Council Should Reject Historical Preservation Ordinance


Please attend the 9 a.m. Dec. 16 City Council meeting. The Planning Commission ordinance revisions expands the definition of a “historical resource” under the CEQA law. Hundreds of homes in Laguna will become subject to time-consuming historical reviews at the owner’s expense.

CEQA grants each city the discretion to enact, or not, an historical preservation ordinance. Of 500 cities in the state, the state Office of Historical Preservation says fewer than 100 have such ordinances. State historian Ron Parsons told me “there is no legal requirement that a city have a registration program or an inventory.”

The proposed revisions build on the flawed 1981 survey. Using the drive-by opinion of a paid consultant the list is now about 1,018 and each is “recoded”. This list includes 298 homes now on the old “registry”. This means about 720 homes will be “un-registered,” but designated a historical resources against your will.

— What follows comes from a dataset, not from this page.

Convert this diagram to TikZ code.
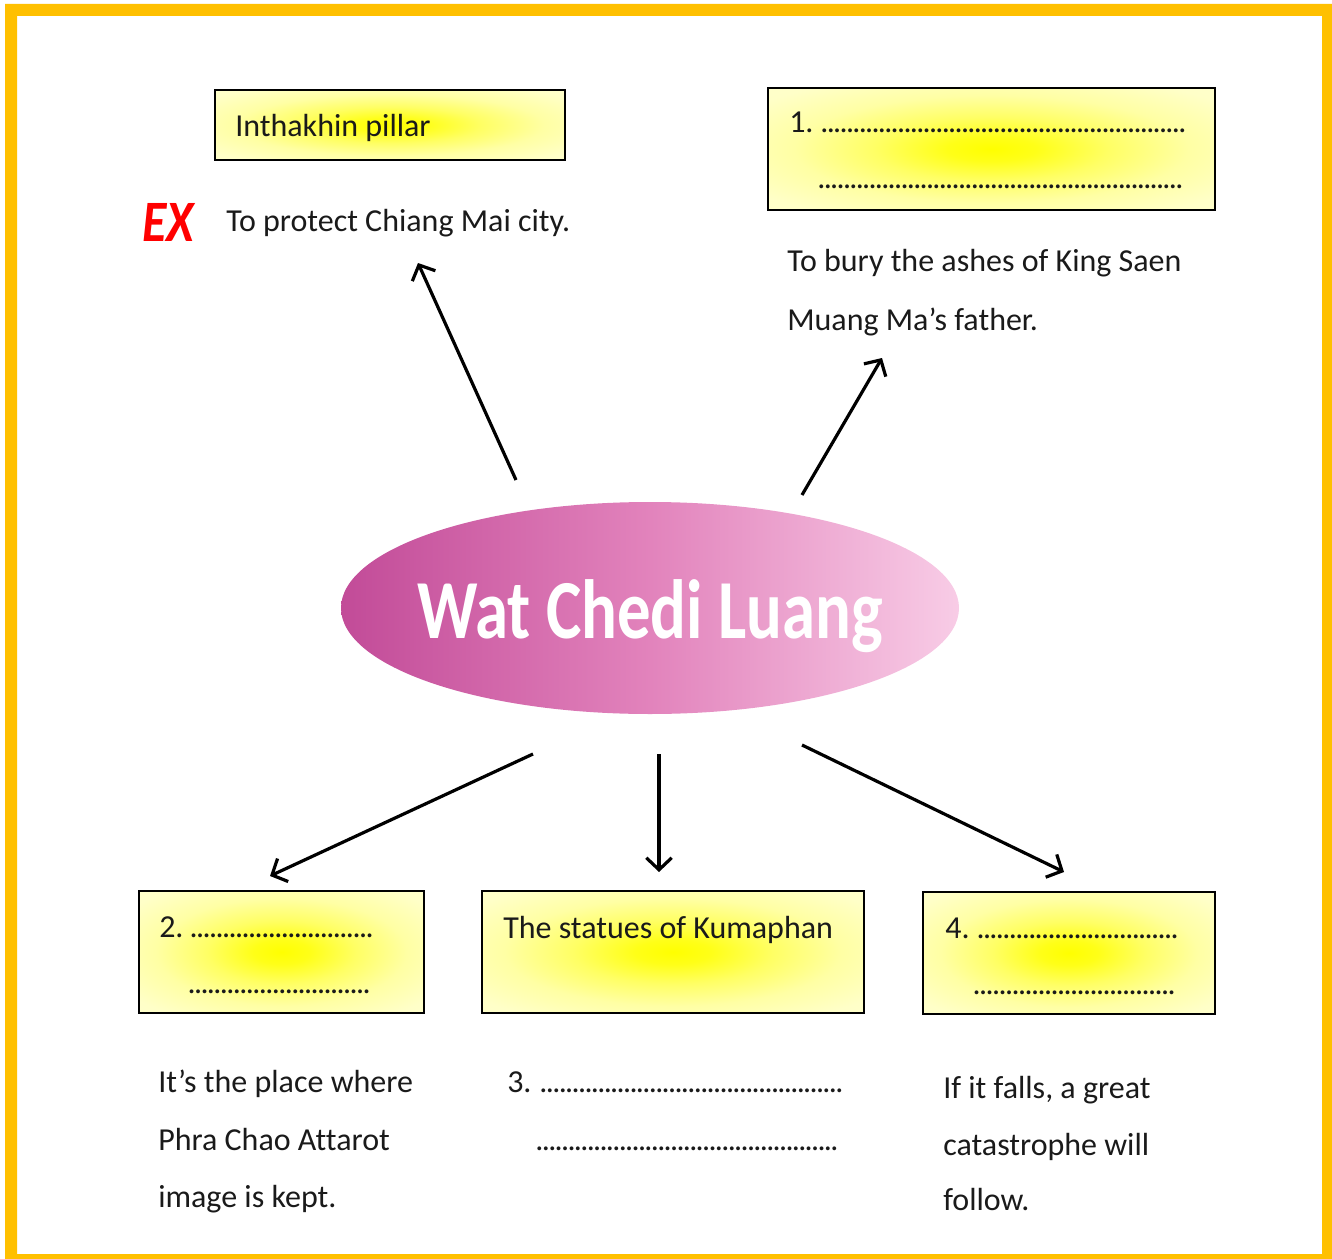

It gets worse. All homes over 70 years old will be treated as a historical resource. In time, thousands of homes will become subject to costly historical reviews. All based on an arbitrary consultant’s opinion.

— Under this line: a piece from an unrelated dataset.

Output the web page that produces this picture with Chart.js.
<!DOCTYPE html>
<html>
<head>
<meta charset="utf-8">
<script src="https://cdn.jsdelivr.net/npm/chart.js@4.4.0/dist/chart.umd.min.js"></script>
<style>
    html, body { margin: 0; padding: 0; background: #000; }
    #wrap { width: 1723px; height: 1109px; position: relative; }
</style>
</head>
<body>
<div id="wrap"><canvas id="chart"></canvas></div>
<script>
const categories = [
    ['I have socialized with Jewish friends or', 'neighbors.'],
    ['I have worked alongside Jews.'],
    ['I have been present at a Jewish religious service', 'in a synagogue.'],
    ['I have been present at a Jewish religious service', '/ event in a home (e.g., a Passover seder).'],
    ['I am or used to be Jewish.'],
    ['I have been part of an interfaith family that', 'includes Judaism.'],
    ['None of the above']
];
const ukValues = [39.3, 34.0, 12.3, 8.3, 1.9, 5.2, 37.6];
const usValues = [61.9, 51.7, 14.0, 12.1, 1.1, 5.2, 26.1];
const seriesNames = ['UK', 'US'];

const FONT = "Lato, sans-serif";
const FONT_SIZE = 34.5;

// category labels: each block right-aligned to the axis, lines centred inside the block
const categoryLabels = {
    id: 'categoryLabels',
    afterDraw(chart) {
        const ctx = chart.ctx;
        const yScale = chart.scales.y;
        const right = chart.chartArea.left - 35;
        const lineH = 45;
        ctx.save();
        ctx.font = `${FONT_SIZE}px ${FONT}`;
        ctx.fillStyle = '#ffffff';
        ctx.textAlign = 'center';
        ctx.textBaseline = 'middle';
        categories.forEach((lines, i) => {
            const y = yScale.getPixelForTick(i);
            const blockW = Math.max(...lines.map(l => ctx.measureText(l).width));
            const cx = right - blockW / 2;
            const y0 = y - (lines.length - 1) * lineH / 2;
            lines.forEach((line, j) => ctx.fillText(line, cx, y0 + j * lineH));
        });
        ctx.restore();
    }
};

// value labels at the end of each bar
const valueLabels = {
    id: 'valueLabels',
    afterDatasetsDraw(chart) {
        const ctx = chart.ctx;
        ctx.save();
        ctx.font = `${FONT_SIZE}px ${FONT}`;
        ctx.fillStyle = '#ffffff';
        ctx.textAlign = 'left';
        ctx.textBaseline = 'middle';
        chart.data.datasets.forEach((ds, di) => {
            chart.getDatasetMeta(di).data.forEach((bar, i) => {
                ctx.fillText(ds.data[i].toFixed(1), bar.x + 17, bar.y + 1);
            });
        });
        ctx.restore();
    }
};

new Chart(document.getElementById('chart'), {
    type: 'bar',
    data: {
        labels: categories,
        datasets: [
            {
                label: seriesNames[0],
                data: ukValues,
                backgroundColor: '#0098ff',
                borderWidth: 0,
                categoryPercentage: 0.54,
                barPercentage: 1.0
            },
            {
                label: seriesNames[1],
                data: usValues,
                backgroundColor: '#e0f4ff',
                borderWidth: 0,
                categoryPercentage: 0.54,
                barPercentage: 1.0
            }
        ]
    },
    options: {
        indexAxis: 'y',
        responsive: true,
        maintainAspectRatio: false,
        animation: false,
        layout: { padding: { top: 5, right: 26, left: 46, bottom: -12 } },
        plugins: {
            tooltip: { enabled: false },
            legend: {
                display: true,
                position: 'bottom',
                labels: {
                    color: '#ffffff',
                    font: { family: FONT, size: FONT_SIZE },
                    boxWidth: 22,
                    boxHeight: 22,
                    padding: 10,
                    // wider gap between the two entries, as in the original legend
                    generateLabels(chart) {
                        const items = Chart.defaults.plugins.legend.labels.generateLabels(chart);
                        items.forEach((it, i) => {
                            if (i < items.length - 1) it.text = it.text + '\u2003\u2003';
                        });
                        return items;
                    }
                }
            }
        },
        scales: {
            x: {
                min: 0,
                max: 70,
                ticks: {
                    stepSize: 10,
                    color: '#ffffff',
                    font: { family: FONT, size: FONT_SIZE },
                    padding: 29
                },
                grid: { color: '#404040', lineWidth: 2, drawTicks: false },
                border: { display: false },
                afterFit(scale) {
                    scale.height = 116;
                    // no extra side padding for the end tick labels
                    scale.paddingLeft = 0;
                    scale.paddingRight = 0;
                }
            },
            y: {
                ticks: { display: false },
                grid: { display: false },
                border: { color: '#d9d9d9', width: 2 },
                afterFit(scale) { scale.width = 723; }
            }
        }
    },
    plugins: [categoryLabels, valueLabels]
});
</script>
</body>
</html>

Dozens complained about this at Planning Commission meetings, but some commissioners said, “Sorry, CEQA is making us do this!”

Not true.

The ordinance requires registrants to sign an undefined “agreement.” The actual agreement commits current and future owners to accept control of the property by city. It appears Laguna may be the only city with this onerous agreement. It denies due process, excludes the right to terminate, and forces owners to accept change of law risk. It conflicts violently with the Mills Act contract (to maintain a property’s exterior in lieu of reduced property taxes.)

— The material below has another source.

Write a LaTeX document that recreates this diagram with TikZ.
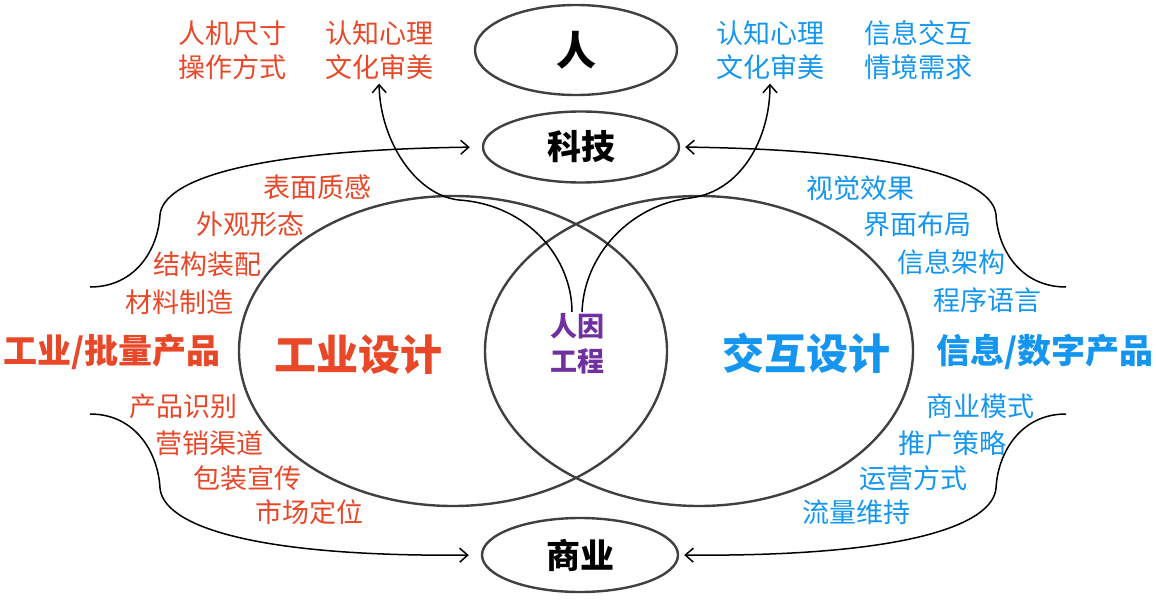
\documentclass[tikz,border=0pt]{standalone}
\usepackage{fontspec}
\setmainfont{Noto Sans CJK SC}
\usetikzlibrary{shapes.geometric,arrows.meta}
\definecolor{idred}{RGB}{232,72,40}
\definecolor{ixblue}{RGB}{20,150,240}
\definecolor{hfpurple}{RGB}{112,48,160}
\definecolor{rim}{RGB}{64,64,64}

\begin{document}
\begin{tikzpicture}[x=1pt,y=-1pt,
  ring/.style={draw=rim,line width=2.4pt,ellipse,inner sep=0},
  tag/.style={font=\fontsize{27}{34}\selectfont,align=left,inner sep=0},
  head/.style={font=\bfseries\fontsize{34}{34}\selectfont,inner sep=0},
  link/.style={line width=1.5pt,-{Straight Barb[length=8pt,width=14pt]}}]

\useasboundingbox (0,0) rectangle (1156,602);

% ellipses
\node[ring,minimum width=202pt,minimum height=90pt,font=\bfseries\fontsize{40}{40}\selectfont] (ren) at (576,50) {人};
\node[ring,minimum width=196pt,minimum height=71pt,font=\bfseries\fontsize{34}{34}\selectfont] (keji) at (581,147) {科技};
\node[ring,minimum width=196pt,minimum height=74pt,font=\bfseries\fontsize{34}{34}\selectfont] (shangye) at (580,555) {商业};
\node[ring,minimum width=428pt,minimum height=310pt] (gyring) at (453,351) {};
\node[ring,minimum width=428pt,minimum height=310pt] (jhring) at (699,351) {};

% top labels
\node[tag,text=idred] (rjcc) at (232,50) {人机尺寸\\操作方式};
\node[tag,text=idred] (rzl) at (379,50) {认知心理\\文化审美};
\node[tag,text=ixblue] (rzr) at (770,50) {认知心理\\文化审美};
\node[tag,text=ixblue] (xxjh) at (918,50) {信息交互\\情境需求};

% left list
\node[tag,text=idred,anchor=west] (bmzg) at (263,187) {表面质感};
\node[tag,text=idred,anchor=west] (wgxt) at (196,224) {外观形态};
\node[tag,text=idred,anchor=west] (jgzp) at (153,264) {结构装配};
\node[tag,text=idred,anchor=west] (clzz) at (125,302) {材料制造};
\node[tag,text=idred,anchor=west] (cpsb) at (129,406) {产品识别};
\node[tag,text=idred,anchor=west] (yxqd) at (155,443) {营销渠道};
\node[tag,text=idred,anchor=west] (bzxc) at (193,478) {包装宣传};
\node[tag,text=idred,anchor=west] (scdw) at (255,512) {市场定位};

% right list
\node[tag,text=ixblue,anchor=west] (sjxg) at (806,188) {视觉效果};
\node[tag,text=ixblue,anchor=west] (jmbj) at (863,224) {界面布局};
\node[tag,text=ixblue,anchor=west] (xxjg) at (897,262) {信息架构};
\node[tag,text=ixblue,anchor=west] (cxyy) at (933,300) {程序语言};
\node[tag,text=ixblue,anchor=west] (syms) at (926,406) {商业模式};
\node[tag,text=ixblue,anchor=west] (tgcl) at (898,443) {推广策略};
\node[tag,text=ixblue,anchor=west] (yyfs) at (859,478) {运营方式};
\node[tag,text=ixblue,anchor=west] (llwc) at (802,512) {流量维持};

% main titles
\node[head,text=idred,anchor=west] (gycp) at (3,352) {工业/批量产品};
\node[head,text=ixblue,anchor=east] (xxcp) at (1154,352) {信息/数字产品};
\node[head,text=idred,font=\bfseries\fontsize{42}{42}\selectfont] (gysj) at (358,355) {工业设计};
\node[head,text=ixblue,font=\bfseries\fontsize{42}{42}\selectfont] (jhsj) at (806,353) {交互设计};
\node[head,text=hfpurple,align=center,font=\bfseries\fontsize{27}{35}\selectfont] (ryg) at (577,344) {人因\\工程};

% brace arrows
\coordinate (lu) at (90,287);
\coordinate (ru) at (1066,287);
\coordinate (ll) at (90,414);
\coordinate (rl) at (1066,414);
\draw[link,shorten >=12pt] (lu) .. controls (135,287) and (158,250) .. (160,215)
  .. controls (163,180) and (250,150) .. (keji.west);
\draw[link,shorten >=5pt] (ru) .. controls (1021,287) and (998,250) .. (996,215)
  .. controls (993,180) and (906,150) .. (keji.east);
\draw[link,shorten >=12pt] (ll) .. controls (135,414) and (158,452) .. (160,488)
  .. controls (163,525) and (250,557) .. (shangye.west);
\draw[link,shorten >=5pt] (rl) .. controls (1021,414) and (998,452) .. (996,488)
  .. controls (993,525) and (906,557) .. (shangye.east);

% human factors arrows
\coordinate (hfl) at (572,312);
\coordinate (hfr) at (582,312);
\draw[link,shorten >=4pt] (hfl) .. controls (572,260) and (530,205) .. (459,200)
  .. controls (415,195) and (380,140) .. (rzl.south);
\draw[link,shorten >=4pt] (hfr) .. controls (584,255) and (630,205) .. (690,198)
  .. controls (740,192) and (770,140) .. (rzr.south);
\end{tikzpicture}
\end{document}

The City Council should reject the revised ordinance, suspend it, and instruct the staff to create one that respects homeowner rights and immunizes owners from unwanted CEQA controls. All registrations should be strictly voluntary. There is no need for expensive inventories or surveys. Mills Act contracts should be the only incentive. Stop the practice of forcing a homeowner on a perpetual registry before they can apply for the Mills Act. Other cities don’t have this disincentive.

Design Review has done a good job of protecting each of us from a neighbor who wants to “mansionize,” block iconic views, or disrupt the historical pattern of development. Other than a voluntary registration Mills Act program, we don’t need this complicated, unfair, over reaching “revised” ordinance.